As young boys, most of us were fascinated by tales of daring adventure, where men like Indiana Jones and Allan Quatermain dashed through perilous jungles with savage tribesman hot on their trail in search of some priceless artifact or other untold riches. A primary element in many of these stories continues to capture the imagination of both adventurers and academics alike even today…the lost city. While many lost cities have all but been written off as myth, others are still believed by many to be out there somewhere, their mysterious remains waiting to be unveiled once again to the world. What follows is a brief examination of several of the more prominent lost cities, providing you with some basic information and the principle theories surrounding each location.

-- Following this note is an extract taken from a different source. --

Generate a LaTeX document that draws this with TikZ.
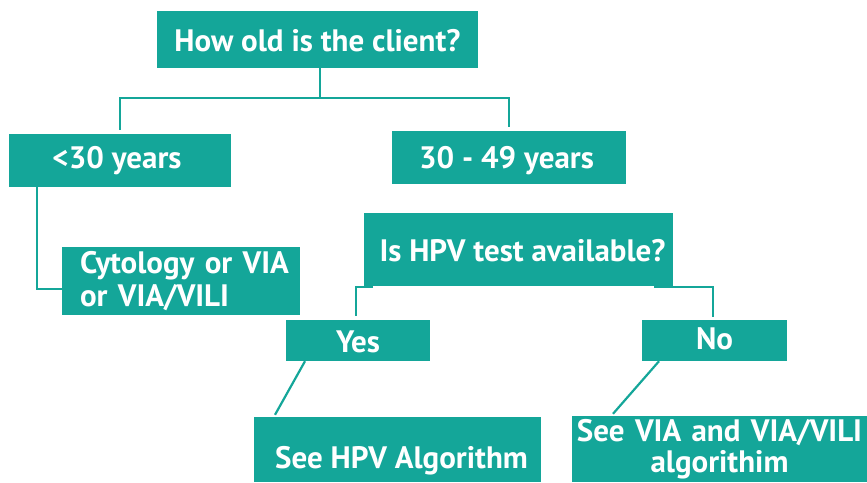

Earliest Known Reference: c. 1530 in the writings of Spanish conquistadores
Theorized Location: Outside of present day Bogota, Colombia
Status: Dismissed as myth
El Dorado, which stands alongside Atlantis as the best known of lost cities, is now generally believed to not be a city at all. The name El Dorado, translated as “The Gilded One,” refers not to a mythical lost city, but to a long dead tribal leader from the Muisca people. This king, known to his own people as the Zipa, is believed to have been bound by sacred duty to offer sacrifices to a tribal deity that lived in Lake Guatavita (in present day Columbia). The king would do so by ritually covering himself with gold dust every morning and swimming out into the lake, as his people ceremonially threw gold and jewels out into the lake from the shore. By 1545 word of these practices had reached Spanish conquistadores, who moved to conquer the Muisca and claim their wealth as their own. As word spread, the story evolved, and the assumption was made that a golden king must live in a golden city. This, coupled with the conquistadores overhearing prisoners whisper about a mythical city in the area, became the origin of the lost city of El Dorado.

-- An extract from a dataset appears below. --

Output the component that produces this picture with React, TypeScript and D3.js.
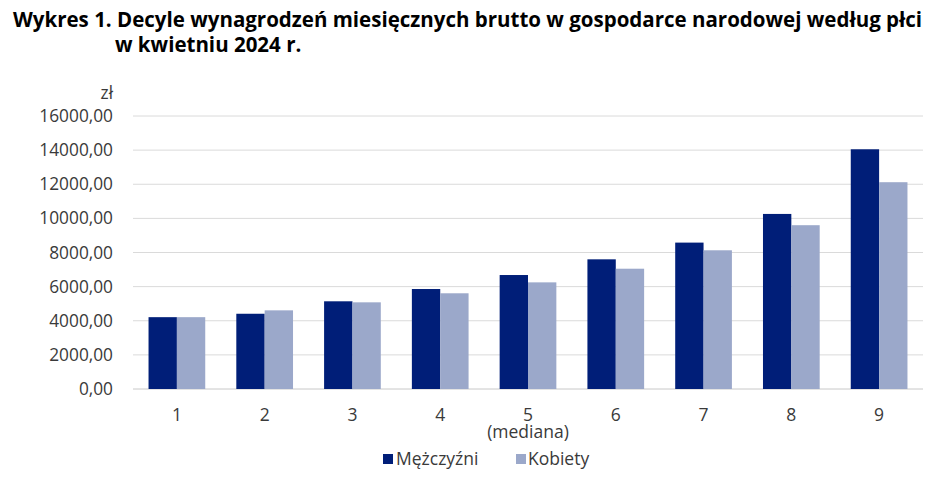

Several prominent expeditions were mounted in search of El Dorado, often with fatal consequences. Most notable among these were the misadventures of Sir Walter Raleigh, an English aristocrat who mounted two separate expeditions in search of the site. Raleigh claimed to have found a similar city in modern day Venezuela and documented the find in his book, The Discovery of Guiana. Returning again to the region to search for El Dorado years later, Raleigh found only trouble. After an armed encounter with Spanish soldiers in strict violation of his orders from English royalty, Raleigh was shipped home to England and swiftly beheaded. It is now believed that Raleigh’s writings on the subject of El Dorado and his findings related to the city were by and large exaggerated, which only fueled the growing mythical status of the lost city for centuries afterward.
A gallant night
In sunshine and in shadow,
Had journeyed long,
Singing a song,
In search of El Dorado.
But he grew old —
This knight so bold —
And — o’er his heart a shadow
Fell as he found
No spot of ground
That looked like El Dorado.
And, as his strength
Failed him at length,
He met a pilgrim shadow —
“Shadow,” said he,
“Where can it be —
This land of El Dorado?”
“Over the Mountains
Of the Moon,
Down the Valley of the Shadow,
Ride, boldly ride,”
The shade replied —
“If you seek for El Dorado.”
-Edgar Allen Poe, El Dorado
Lost City of Z
Earliest Known Reference: Manuscript 512 (National Library of Rio De Janeiro) written by Portuguese explorer João da Silva Guimarães in the mid 18th century.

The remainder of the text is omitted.